Incidentally, I’ve been working on a series of blog posts to explain the different storage driver options in Concourse so this information is fresh in my mind.
By default, Concourse tries to automatically select the “best” available storage driver option for managing volume and container storage. If the Concourse worker hosts support the btrfs
Linux filesystem driver, Concourse will use this btrfs
functionality. Now, in many cases, while the host where the Concourse is installed may support the btrfs
Linux filesystem driver, the filesystem that Concourse’s worker directory is installed on may be a different filesystem (e.g. ext4
). In this situation, Concourse will still try to leverage the btrfs
filesystem features, by creating a btrfs
filesystem on a loop device. The underlying storage of this loop device is volumes.img
, and it’s mounted at the worker’s volume/
directory.
Going forward, Concourse (more specifically, the baggageclaim
component behind the scenes) uses the loop device to manage image/container storage, and is able to leverage btrfs
features for efficient copy-on-writes. Concourse sizes volumes.img
so that it will take up all but 10GB of the disk space of the disk its installed on.

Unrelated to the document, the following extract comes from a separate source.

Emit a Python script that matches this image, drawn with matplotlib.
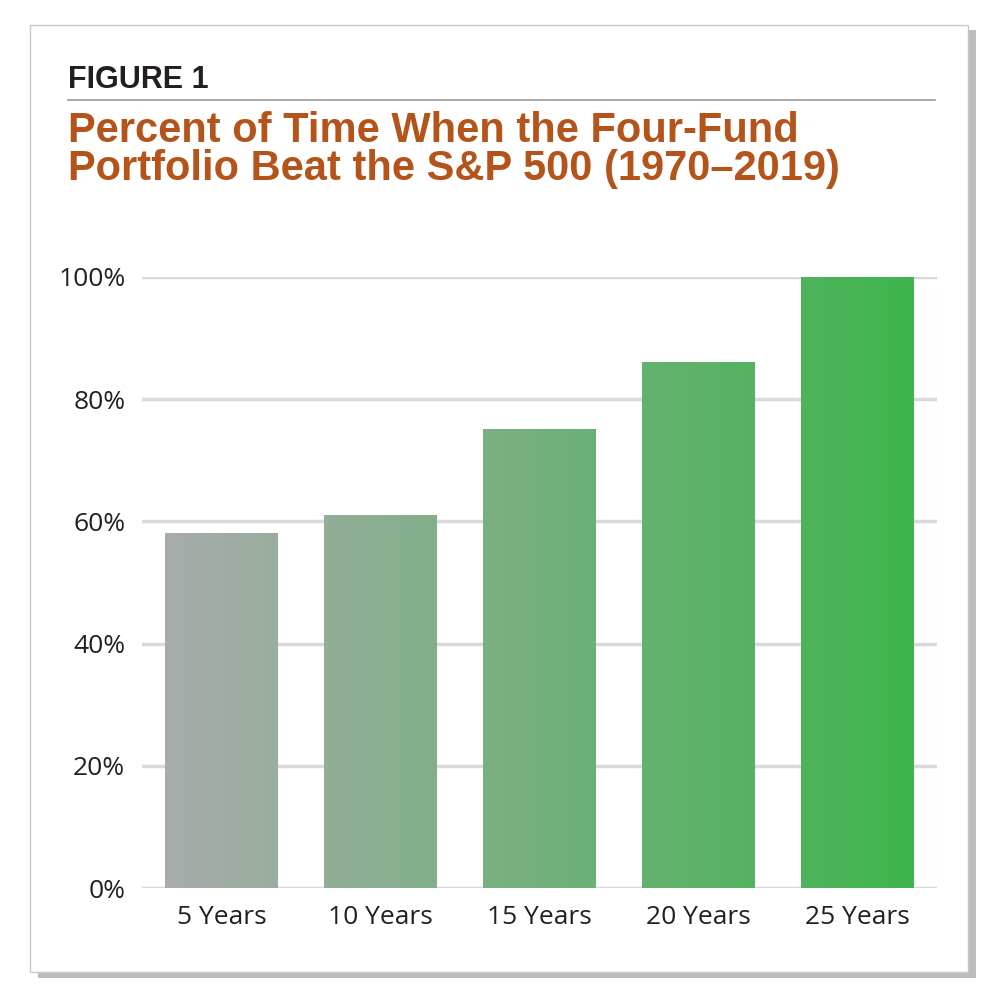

Thus, if the worker is still in use, you probably shouldn’t touch volumes.img
. However, if you do want to try cleaning it up, you’ll need to unmount the loop device before removing volumes.img
and volumes/
.
Note that btrfs
is a “real” filesystem dealing with block devices, which is why Concourse needs to create the loop device in the first place. So another thing you could try is to install Concourse on a btrfs
filesystem - this would remove the intermediate loop device step, and then Concourse would be able to use the btrfs
file system features directly.
As for the disk space issue - unfortunately, I don’t have any other solutions for handling it.